Chrisman, 100 Wn.2d at 819, quoting State v. Chrisman, 94 Wash. 2d 711, 715, 619 P.2d 971 (1980), rev'd, 455 U.S. 1, 70 L. Ed. 2d 778, 102 S. Ct. 812 (1982). Yet, even if the exception applies here,

plain view alone is never enough to justify the warrantless seizure of evidence.... Incontrovertible testimony of the senses that an incriminating object is on premises *515 belonging to a criminal suspect may establish the fullest possible measure of probable cause. But even where the object is contraband, this Court has repeatedly stated and enforced the basic rule that the police may not enter and make a warrantless seizure.

Coolidge v. New Hampshire, 403 U.S. 443, 468, 29 L. Ed. 2d 564, 91 S. Ct. 2022 (1971). Because the State has failed to demonstrate any exigency to justify the warrantless entry and seizure of contraband within these premises, the evidence was inadmissible. State v. Chrisman, supra.

[4] Respondent next argues that the trial court's error in admitting the evidence was harmless due to other abundant evidence of criminal activity. This is correct. As we noted in State v. Smith, 93 Wash. 2d 329, 610 P.2d 869, cert. denied, 449 U.S. 873, 66 L. Ed. 2d 93, 101 S. Ct. 213 (1980):

Whether [the showing by affiants to the warrant] also justified a search of the house we need not decide. The evidence shows that there were 178 plants growing in the yard.... Thus the State's prima facie case was established by the evidence of the number of plants growing in the yard, which were admittedly in the possession of the defendants ... Thus, even though the admission of the fruits of the search of the house was error ... it was harmless error.

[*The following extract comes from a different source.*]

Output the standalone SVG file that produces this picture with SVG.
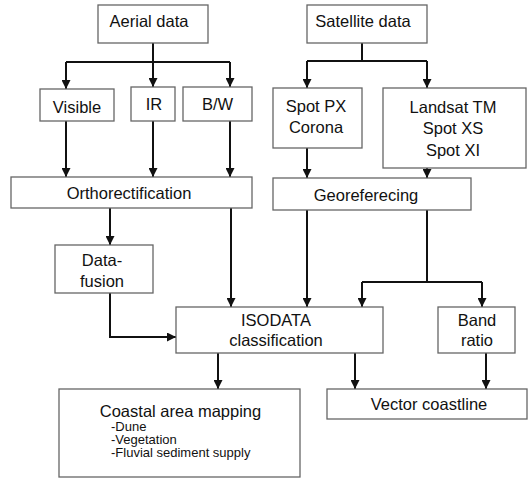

Smith, at 352. The evidence here revealed appellant possessed large quantities of marijuana. He was arrested after coming from the fields with freshly harvested marijuana in his station wagon. Under these circumstances, the discovery and seizure of the marijuana plants in the cotenant's dwelling and the shed was inconsequential and their admission was harmless error.

The judgment is affirmed.

WILLIAMS, C.J., ROSELLINI, BRACHTENBACH, DOLLIVER, DORE, DIMMICK, and PEARSON, JJ., and CUNNINGHAM, J. Pro Tem., concur.